EXERCISE OBJECTIVE:
Extract precisely the lines of the entries below, from the first line through the line containing "right=of cure] (remove)".

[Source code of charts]
* * * * *

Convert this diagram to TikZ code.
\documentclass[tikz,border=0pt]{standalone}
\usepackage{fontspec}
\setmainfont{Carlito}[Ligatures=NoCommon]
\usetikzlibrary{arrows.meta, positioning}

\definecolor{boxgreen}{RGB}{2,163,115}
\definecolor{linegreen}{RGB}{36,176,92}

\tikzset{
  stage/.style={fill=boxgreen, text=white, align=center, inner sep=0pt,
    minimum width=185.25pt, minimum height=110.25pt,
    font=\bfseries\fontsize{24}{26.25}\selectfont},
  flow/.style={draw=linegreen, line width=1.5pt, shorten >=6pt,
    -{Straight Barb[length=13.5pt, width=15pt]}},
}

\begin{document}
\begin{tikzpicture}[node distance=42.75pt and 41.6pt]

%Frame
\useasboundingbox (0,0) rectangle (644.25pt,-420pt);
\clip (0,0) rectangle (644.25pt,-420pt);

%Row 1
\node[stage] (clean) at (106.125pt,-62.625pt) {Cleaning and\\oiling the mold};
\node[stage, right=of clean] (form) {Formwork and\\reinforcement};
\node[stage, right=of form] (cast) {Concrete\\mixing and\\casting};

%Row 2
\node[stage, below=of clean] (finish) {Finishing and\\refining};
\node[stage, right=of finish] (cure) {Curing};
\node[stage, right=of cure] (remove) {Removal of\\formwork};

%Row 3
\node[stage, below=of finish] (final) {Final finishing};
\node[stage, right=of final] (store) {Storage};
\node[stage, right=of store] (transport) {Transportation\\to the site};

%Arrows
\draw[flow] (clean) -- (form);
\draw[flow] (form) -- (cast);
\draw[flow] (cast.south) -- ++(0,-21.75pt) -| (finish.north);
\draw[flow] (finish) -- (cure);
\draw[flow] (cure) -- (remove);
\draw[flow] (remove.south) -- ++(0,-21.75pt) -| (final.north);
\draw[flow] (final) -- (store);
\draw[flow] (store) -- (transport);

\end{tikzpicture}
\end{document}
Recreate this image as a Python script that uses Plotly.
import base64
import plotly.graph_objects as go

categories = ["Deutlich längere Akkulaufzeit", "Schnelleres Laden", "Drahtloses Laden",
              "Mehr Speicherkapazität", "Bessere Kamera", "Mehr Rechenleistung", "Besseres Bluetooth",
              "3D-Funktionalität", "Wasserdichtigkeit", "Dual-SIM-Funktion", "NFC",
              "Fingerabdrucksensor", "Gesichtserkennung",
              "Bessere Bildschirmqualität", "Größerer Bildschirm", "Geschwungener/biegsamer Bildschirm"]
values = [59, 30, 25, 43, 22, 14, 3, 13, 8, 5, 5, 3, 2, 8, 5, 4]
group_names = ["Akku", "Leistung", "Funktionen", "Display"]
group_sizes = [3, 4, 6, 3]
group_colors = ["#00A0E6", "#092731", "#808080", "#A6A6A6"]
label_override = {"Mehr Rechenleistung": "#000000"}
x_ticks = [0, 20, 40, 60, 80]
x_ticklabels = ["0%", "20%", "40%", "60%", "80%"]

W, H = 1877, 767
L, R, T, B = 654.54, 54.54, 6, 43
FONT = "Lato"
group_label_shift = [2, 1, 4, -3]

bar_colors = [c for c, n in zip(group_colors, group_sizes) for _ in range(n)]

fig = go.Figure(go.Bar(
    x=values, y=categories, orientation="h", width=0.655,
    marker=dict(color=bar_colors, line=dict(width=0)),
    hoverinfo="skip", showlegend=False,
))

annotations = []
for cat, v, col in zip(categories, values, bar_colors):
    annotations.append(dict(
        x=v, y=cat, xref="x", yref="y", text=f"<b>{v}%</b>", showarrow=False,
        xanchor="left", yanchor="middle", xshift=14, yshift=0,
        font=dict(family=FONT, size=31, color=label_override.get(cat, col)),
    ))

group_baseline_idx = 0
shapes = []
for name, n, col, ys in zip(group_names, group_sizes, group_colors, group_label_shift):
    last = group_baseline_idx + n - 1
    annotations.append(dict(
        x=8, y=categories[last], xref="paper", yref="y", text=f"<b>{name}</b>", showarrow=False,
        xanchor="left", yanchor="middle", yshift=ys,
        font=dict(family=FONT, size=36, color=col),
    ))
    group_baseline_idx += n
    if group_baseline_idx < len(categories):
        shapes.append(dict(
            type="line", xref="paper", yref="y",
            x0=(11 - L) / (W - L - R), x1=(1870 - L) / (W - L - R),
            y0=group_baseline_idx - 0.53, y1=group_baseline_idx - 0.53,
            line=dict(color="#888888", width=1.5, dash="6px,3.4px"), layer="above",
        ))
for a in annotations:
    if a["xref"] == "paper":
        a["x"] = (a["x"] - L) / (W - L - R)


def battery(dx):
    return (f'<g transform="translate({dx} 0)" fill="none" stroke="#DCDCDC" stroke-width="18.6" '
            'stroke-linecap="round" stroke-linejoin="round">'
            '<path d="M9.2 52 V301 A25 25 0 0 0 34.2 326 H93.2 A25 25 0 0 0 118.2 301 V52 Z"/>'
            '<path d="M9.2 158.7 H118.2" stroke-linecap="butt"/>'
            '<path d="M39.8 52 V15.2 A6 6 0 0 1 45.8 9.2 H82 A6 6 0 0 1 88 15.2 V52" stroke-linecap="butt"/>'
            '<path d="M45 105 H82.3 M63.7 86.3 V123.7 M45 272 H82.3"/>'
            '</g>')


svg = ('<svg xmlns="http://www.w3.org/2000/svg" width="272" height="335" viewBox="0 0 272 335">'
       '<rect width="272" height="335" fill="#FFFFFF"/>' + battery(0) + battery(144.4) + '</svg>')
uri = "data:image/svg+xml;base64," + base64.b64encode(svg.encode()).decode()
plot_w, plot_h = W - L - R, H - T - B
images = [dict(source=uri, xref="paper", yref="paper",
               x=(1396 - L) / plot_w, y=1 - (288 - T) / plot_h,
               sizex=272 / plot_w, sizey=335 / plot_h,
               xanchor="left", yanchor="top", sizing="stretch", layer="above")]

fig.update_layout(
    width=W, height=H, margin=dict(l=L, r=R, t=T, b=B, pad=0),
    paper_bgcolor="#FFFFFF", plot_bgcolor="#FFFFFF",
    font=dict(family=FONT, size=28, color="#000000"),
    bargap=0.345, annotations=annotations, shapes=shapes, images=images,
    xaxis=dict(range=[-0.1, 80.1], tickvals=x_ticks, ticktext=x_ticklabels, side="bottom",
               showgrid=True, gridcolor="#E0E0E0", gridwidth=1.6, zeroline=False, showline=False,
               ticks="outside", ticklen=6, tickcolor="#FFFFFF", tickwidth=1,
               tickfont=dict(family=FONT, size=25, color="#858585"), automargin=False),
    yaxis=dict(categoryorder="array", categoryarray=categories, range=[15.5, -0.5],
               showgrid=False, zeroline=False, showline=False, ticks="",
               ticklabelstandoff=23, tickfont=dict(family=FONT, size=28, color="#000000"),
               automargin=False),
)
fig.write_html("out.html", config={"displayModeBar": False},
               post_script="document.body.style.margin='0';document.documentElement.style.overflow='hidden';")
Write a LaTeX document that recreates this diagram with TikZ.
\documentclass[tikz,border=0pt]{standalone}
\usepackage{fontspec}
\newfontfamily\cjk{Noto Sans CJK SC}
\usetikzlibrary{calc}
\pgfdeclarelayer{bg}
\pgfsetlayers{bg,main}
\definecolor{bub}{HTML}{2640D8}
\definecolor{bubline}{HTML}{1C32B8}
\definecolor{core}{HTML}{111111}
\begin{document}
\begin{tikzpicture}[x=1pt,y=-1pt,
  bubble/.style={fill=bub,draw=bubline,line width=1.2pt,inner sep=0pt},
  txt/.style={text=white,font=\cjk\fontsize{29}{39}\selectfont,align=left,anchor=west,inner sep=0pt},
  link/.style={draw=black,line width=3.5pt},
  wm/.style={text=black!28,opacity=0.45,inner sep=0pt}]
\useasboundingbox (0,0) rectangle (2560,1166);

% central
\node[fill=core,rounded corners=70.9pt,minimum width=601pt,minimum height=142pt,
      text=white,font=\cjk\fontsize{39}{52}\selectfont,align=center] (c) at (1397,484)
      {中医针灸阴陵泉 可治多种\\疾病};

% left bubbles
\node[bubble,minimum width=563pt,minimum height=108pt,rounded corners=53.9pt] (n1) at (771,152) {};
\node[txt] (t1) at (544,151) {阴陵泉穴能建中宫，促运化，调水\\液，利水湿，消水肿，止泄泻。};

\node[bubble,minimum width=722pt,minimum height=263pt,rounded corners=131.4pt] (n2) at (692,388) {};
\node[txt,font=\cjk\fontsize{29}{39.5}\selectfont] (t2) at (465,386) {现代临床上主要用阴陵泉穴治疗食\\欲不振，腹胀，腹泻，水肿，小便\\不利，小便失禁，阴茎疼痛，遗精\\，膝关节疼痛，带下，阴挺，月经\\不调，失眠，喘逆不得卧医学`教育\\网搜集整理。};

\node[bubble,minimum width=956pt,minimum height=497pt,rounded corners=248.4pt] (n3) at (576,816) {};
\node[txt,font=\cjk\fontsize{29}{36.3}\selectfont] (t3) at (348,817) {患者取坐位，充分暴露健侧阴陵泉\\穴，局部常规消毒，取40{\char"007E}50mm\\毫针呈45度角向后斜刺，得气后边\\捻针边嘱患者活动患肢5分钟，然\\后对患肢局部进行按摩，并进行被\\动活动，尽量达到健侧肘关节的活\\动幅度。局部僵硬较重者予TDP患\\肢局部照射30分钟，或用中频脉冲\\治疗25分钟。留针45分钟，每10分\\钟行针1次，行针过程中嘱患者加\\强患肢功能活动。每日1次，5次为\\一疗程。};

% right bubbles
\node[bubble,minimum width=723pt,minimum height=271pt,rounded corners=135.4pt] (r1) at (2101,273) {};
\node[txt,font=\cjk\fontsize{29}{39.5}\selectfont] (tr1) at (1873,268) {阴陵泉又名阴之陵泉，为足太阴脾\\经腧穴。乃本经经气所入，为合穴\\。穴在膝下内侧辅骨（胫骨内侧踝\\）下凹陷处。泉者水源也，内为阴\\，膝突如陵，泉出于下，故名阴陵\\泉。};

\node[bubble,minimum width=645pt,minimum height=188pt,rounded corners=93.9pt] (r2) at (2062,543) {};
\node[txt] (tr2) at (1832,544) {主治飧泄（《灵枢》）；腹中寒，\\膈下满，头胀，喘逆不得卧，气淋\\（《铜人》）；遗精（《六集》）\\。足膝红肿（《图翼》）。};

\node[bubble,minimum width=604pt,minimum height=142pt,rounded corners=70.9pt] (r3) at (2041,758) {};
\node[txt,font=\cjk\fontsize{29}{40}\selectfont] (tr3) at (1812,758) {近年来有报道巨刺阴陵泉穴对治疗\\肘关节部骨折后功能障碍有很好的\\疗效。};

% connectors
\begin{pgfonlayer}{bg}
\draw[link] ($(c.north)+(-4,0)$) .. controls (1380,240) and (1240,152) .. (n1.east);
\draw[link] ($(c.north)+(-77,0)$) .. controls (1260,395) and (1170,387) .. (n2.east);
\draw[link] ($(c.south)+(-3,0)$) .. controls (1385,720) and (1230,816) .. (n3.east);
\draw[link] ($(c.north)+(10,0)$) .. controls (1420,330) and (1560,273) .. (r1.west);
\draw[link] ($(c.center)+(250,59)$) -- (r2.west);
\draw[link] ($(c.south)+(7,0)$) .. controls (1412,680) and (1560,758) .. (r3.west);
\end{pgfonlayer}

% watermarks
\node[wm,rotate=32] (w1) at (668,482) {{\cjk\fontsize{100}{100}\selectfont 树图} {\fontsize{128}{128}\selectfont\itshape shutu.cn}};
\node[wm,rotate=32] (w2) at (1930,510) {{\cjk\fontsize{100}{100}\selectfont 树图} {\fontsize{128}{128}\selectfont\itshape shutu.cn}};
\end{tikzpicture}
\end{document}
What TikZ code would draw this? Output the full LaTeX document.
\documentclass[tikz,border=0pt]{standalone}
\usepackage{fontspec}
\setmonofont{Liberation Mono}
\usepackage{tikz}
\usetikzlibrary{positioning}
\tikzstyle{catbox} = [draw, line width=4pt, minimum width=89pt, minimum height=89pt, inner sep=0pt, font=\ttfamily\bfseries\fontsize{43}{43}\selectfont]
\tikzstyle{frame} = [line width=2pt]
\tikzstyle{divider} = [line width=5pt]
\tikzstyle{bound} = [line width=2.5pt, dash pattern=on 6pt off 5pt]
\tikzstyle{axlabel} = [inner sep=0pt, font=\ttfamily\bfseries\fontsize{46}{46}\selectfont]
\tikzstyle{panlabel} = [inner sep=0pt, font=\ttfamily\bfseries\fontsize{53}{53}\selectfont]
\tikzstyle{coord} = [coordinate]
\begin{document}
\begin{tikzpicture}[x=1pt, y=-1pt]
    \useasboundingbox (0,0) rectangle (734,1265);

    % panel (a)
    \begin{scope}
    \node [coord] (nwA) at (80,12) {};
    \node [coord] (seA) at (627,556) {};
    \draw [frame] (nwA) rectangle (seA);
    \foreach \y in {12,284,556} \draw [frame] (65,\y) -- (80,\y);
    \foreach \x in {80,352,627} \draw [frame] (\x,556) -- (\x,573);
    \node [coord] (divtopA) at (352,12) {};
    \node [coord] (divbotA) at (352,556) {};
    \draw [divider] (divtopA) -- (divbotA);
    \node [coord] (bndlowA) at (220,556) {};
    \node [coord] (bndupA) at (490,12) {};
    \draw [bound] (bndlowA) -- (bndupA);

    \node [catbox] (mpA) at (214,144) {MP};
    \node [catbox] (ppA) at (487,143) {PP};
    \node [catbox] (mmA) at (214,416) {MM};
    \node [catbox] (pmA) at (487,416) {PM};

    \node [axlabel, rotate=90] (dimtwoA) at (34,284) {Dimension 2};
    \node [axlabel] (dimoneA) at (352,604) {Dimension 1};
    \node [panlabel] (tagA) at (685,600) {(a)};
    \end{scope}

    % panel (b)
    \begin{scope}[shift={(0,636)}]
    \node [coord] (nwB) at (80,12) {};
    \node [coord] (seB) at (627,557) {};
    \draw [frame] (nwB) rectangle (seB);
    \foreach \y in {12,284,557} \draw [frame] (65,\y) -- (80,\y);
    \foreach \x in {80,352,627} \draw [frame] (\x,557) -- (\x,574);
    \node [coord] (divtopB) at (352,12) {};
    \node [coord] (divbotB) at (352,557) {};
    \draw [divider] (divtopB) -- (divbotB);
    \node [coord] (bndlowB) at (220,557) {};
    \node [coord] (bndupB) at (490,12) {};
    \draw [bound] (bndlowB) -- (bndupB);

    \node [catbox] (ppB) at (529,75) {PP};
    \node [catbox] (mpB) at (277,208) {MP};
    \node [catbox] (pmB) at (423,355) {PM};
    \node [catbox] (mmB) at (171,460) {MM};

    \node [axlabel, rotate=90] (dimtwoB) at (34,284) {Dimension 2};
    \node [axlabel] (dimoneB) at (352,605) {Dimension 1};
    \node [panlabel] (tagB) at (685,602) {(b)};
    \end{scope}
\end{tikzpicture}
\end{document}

* * * * *

EXERCISE ANSWER:
Convert this diagram to TikZ code.
\documentclass[tikz,border=0pt]{standalone}
\usepackage{fontspec}
\setmainfont{Carlito}[Ligatures=NoCommon]
\usetikzlibrary{arrows.meta, positioning}

\definecolor{boxgreen}{RGB}{2,163,115}
\definecolor{linegreen}{RGB}{36,176,92}

\tikzset{
  stage/.style={fill=boxgreen, text=white, align=center, inner sep=0pt,
    minimum width=185.25pt, minimum height=110.25pt,
    font=\bfseries\fontsize{24}{26.25}\selectfont},
  flow/.style={draw=linegreen, line width=1.5pt, shorten >=6pt,
    -{Straight Barb[length=13.5pt, width=15pt]}},
}

\begin{document}
\begin{tikzpicture}[node distance=42.75pt and 41.6pt]

%Frame
\useasboundingbox (0,0) rectangle (644.25pt,-420pt);
\clip (0,0) rectangle (644.25pt,-420pt);

%Row 1
\node[stage] (clean) at (106.125pt,-62.625pt) {Cleaning and\\oiling the mold};
\node[stage, right=of clean] (form) {Formwork and\\reinforcement};
\node[stage, right=of form] (cast) {Concrete\\mixing and\\casting};

%Row 2
\node[stage, below=of clean] (finish) {Finishing and\\refining};
\node[stage, right=of finish] (cure) {Curing};
\node[stage, right=of cure] (remove) {Removal of\\formwork};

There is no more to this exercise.